Copy each line of the data below exactly, leaving out pictures.
-=-=-=-=-
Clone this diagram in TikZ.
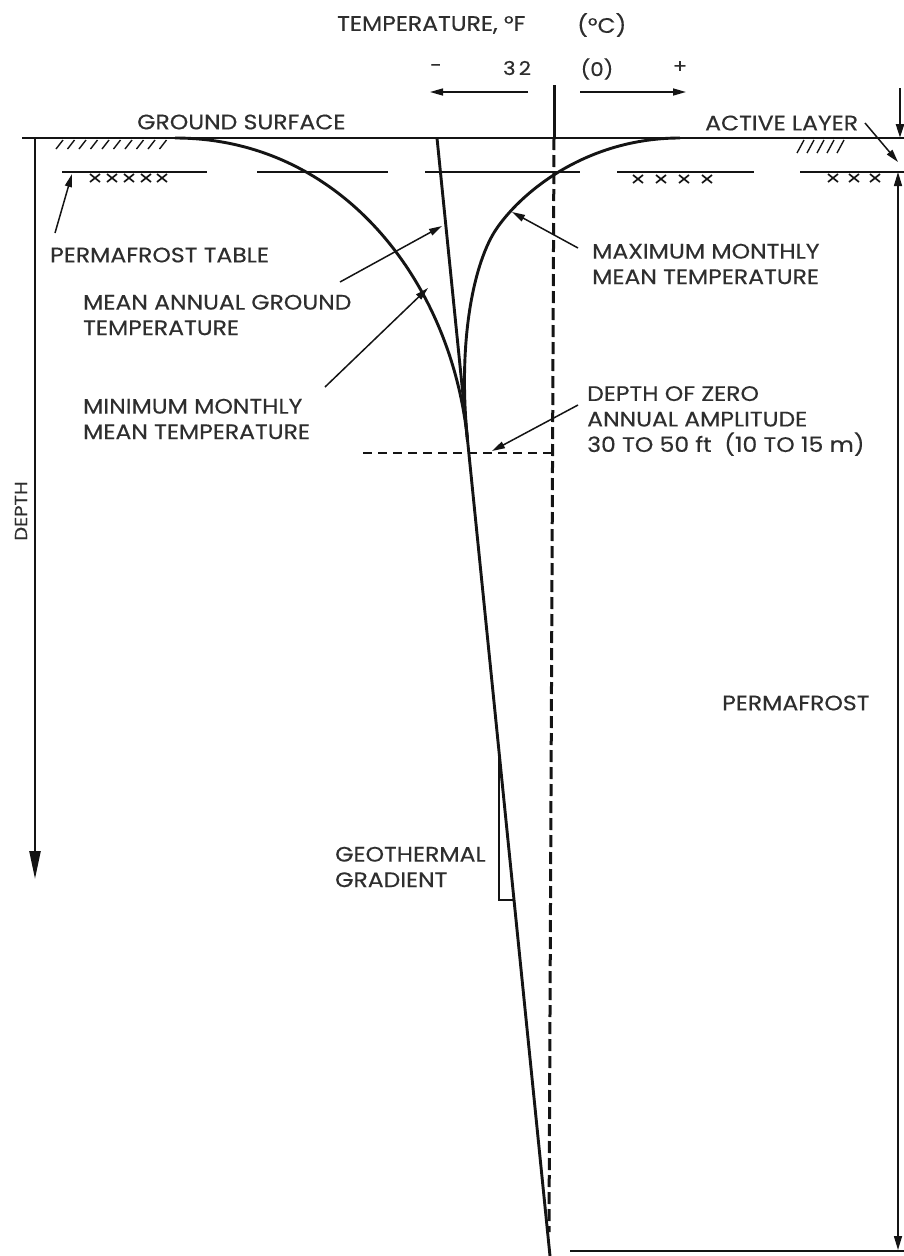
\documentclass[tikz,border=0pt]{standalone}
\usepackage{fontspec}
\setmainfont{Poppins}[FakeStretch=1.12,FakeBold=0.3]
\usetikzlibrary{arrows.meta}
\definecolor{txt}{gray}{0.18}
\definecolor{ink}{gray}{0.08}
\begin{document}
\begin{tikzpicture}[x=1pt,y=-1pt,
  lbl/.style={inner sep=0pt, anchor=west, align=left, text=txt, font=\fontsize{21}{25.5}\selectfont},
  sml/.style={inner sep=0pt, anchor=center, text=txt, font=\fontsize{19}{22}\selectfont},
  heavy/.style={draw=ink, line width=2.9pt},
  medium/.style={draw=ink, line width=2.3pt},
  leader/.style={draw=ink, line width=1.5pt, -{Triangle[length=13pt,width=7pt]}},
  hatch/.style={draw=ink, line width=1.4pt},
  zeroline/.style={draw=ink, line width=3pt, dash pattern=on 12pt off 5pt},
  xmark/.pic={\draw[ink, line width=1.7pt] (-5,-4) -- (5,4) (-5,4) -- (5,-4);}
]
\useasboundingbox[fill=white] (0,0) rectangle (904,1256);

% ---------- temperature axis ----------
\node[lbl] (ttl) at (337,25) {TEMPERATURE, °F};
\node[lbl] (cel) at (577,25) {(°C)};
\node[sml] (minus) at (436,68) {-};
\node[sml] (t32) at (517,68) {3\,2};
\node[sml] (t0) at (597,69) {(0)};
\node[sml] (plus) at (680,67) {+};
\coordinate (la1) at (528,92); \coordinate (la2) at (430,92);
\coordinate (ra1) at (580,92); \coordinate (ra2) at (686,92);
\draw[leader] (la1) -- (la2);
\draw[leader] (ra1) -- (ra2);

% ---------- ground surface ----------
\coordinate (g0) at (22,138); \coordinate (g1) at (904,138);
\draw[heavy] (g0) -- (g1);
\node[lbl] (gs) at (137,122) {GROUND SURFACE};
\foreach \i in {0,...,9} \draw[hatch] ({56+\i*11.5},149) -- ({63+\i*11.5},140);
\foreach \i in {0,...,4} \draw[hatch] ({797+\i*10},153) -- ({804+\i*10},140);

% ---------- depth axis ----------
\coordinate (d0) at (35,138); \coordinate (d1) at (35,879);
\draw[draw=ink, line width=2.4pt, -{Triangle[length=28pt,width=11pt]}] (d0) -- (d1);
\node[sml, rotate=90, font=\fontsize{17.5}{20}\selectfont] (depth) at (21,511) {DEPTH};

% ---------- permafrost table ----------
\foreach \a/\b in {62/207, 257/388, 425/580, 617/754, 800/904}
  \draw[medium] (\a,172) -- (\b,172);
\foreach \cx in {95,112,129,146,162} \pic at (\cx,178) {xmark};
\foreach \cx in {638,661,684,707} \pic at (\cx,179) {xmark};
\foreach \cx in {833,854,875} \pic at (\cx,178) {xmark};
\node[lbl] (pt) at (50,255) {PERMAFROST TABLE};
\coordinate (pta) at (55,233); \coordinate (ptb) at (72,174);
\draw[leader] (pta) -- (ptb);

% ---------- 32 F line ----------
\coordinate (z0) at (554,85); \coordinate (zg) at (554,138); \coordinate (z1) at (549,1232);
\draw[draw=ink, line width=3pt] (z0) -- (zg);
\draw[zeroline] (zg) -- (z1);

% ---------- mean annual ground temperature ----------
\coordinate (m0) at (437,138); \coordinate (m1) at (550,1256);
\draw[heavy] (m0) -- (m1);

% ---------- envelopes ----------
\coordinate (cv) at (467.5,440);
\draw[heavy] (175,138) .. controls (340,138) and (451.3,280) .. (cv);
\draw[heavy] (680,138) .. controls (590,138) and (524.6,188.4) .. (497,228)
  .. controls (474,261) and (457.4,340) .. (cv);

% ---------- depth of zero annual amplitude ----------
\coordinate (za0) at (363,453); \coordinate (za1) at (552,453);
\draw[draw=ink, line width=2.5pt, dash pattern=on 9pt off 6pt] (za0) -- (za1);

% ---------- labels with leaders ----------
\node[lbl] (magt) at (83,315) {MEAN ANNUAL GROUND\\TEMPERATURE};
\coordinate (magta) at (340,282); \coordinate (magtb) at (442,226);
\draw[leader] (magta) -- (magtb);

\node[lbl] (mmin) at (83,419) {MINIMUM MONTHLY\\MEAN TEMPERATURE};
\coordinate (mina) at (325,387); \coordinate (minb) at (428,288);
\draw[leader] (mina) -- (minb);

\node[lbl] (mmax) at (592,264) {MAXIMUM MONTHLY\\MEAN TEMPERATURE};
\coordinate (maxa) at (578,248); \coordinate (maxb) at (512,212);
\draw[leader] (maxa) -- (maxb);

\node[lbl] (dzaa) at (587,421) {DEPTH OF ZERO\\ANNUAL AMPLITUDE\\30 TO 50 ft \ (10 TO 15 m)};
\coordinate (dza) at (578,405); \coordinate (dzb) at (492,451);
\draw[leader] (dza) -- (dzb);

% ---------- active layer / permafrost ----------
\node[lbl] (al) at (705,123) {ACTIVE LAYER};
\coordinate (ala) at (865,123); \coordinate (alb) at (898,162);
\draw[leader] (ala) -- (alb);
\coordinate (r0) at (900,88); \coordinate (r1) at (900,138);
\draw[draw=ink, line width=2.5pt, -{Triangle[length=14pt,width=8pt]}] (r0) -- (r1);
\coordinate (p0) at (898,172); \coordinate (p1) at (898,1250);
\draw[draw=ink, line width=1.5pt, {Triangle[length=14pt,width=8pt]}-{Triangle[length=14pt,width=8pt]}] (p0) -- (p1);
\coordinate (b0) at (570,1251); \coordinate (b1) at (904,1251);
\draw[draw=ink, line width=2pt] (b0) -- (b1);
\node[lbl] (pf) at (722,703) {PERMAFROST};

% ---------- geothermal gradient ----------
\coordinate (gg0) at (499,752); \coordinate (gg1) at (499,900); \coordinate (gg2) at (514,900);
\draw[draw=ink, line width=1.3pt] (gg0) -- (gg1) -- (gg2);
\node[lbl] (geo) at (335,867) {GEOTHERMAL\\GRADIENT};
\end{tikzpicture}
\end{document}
-=-=-=-=-
## WRITTEN SOLUTION
Clone this diagram in TikZ.
\documentclass[tikz,border=0pt]{standalone}
\usepackage{fontspec}
\setmainfont{Poppins}[FakeStretch=1.12,FakeBold=0.3]
\usetikzlibrary{arrows.meta}
\definecolor{txt}{gray}{0.18}
\definecolor{ink}{gray}{0.08}
\begin{document}
\begin{tikzpicture}[x=1pt,y=-1pt,
  lbl/.style={inner sep=0pt, anchor=west, align=left, text=txt, font=\fontsize{21}{25.5}\selectfont},
  sml/.style={inner sep=0pt, anchor=center, text=txt, font=\fontsize{19}{22}\selectfont},
  heavy/.style={draw=ink, line width=2.9pt},
  medium/.style={draw=ink, line width=2.3pt},
  leader/.style={draw=ink, line width=1.5pt, -{Triangle[length=13pt,width=7pt]}},
  hatch/.style={draw=ink, line width=1.4pt},
  zeroline/.style={draw=ink, line width=3pt, dash pattern=on 12pt off 5pt},
  xmark/.pic={\draw[ink, line width=1.7pt] (-5,-4) -- (5,4) (-5,4) -- (5,-4);}
]
\useasboundingbox[fill=white] (0,0) rectangle (904,1256);

% ---------- temperature axis ----------
\node[lbl] (ttl) at (337,25) {TEMPERATURE, °F};
\node[lbl] (cel) at (577,25) {(°C)};
\node[sml] (minus) at (436,68) {-};
\node[sml] (t32) at (517,68) {3\,2};
\node[sml] (t0) at (597,69) {(0)};
\node[sml] (plus) at (680,67) {+};
\coordinate (la1) at (528,92); \coordinate (la2) at (430,92);
\coordinate (ra1) at (580,92); \coordinate (ra2) at (686,92);
\draw[leader] (la1) -- (la2);
\draw[leader] (ra1) -- (ra2);

% ---------- ground surface ----------
\coordinate (g0) at (22,138); \coordinate (g1) at (904,138);
\draw[heavy] (g0) -- (g1);
\node[lbl] (gs) at (137,122) {GROUND SURFACE};
\foreach \i in {0,...,9} \draw[hatch] ({56+\i*11.5},149) -- ({63+\i*11.5},140);
\foreach \i in {0,...,4} \draw[hatch] ({797+\i*10},153) -- ({804+\i*10},140);

% ---------- depth axis ----------
\coordinate (d0) at (35,138); \coordinate (d1) at (35,879);
\draw[draw=ink, line width=2.4pt, -{Triangle[length=28pt,width=11pt]}] (d0) -- (d1);
\node[sml, rotate=90, font=\fontsize{17.5}{20}\selectfont] (depth) at (21,511) {DEPTH};

% ---------- permafrost table ----------
\foreach \a/\b in {62/207, 257/388, 425/580, 617/754, 800/904}
  \draw[medium] (\a,172) -- (\b,172);
\foreach \cx in {95,112,129,146,162} \pic at (\cx,178) {xmark};
\foreach \cx in {638,661,684,707} \pic at (\cx,179) {xmark};
\foreach \cx in {833,854,875} \pic at (\cx,178) {xmark};
\node[lbl] (pt) at (50,255) {PERMAFROST TABLE};
\coordinate (pta) at (55,233); \coordinate (ptb) at (72,174);
\draw[leader] (pta) -- (ptb);

% ---------- 32 F line ----------
\coordinate (z0) at (554,85); \coordinate (zg) at (554,138); \coordinate (z1) at (549,1232);
\draw[draw=ink, line width=3pt] (z0) -- (zg);
\draw[zeroline] (zg) -- (z1);

% ---------- mean annual ground temperature ----------
\coordinate (m0) at (437,138); \coordinate (m1) at (550,1256);
\draw[heavy] (m0) -- (m1);

% ---------- envelopes ----------
\coordinate (cv) at (467.5,440);
\draw[heavy] (175,138) .. controls (340,138) and (451.3,280) .. (cv);
\draw[heavy] (680,138) .. controls (590,138) and (524.6,188.4) .. (497,228)
  .. controls (474,261) and (457.4,340) .. (cv);

% ---------- depth of zero annual amplitude ----------
\coordinate (za0) at (363,453); \coordinate (za1) at (552,453);
\draw[draw=ink, line width=2.5pt, dash pattern=on 9pt off 6pt] (za0) -- (za1);

% ---------- labels with leaders ----------
\node[lbl] (magt) at (83,315) {MEAN ANNUAL GROUND\\TEMPERATURE};
\coordinate (magta) at (340,282); \coordinate (magtb) at (442,226);
\draw[leader] (magta) -- (magtb);

\node[lbl] (mmin) at (83,419) {MINIMUM MONTHLY\\MEAN TEMPERATURE};
\coordinate (mina) at (325,387); \coordinate (minb) at (428,288);
\draw[leader] (mina) -- (minb);

\node[lbl] (mmax) at (592,264) {MAXIMUM MONTHLY\\MEAN TEMPERATURE};
\coordinate (maxa) at (578,248); \coordinate (maxb) at (512,212);
\draw[leader] (maxa) -- (maxb);

\node[lbl] (dzaa) at (587,421) {DEPTH OF ZERO\\ANNUAL AMPLITUDE\\30 TO 50 ft \ (10 TO 15 m)};
\coordinate (dza) at (578,405); \coordinate (dzb) at (492,451);
\draw[leader] (dza) -- (dzb);

% ---------- active layer / permafrost ----------
\node[lbl] (al) at (705,123) {ACTIVE LAYER};
\coordinate (ala) at (865,123); \coordinate (alb) at (898,162);
\draw[leader] (ala) -- (alb);
\coordinate (r0) at (900,88); \coordinate (r1) at (900,138);
\draw[draw=ink, line width=2.5pt, -{Triangle[length=14pt,width=8pt]}] (r0) -- (r1);
\coordinate (p0) at (898,172); \coordinate (p1) at (898,1250);
\draw[draw=ink, line width=1.5pt, {Triangle[length=14pt,width=8pt]}-{Triangle[length=14pt,width=8pt]}] (p0) -- (p1);
\coordinate (b0) at (570,1251); \coordinate (b1) at (904,1251);
\draw[draw=ink, line width=2pt] (b0) -- (b1);
\node[lbl] (pf) at (722,703) {PERMAFROST};

% ---------- geothermal gradient ----------
\coordinate (gg0) at (499,752); \coordinate (gg1) at (499,900); \coordinate (gg2) at (514,900);
\draw[draw=ink, line width=1.3pt] (gg0) -- (gg1) -- (gg2);
\node[lbl] (geo) at (335,867) {GEOTHERMAL\\GRADIENT};
\end{tikzpicture}
\end{document}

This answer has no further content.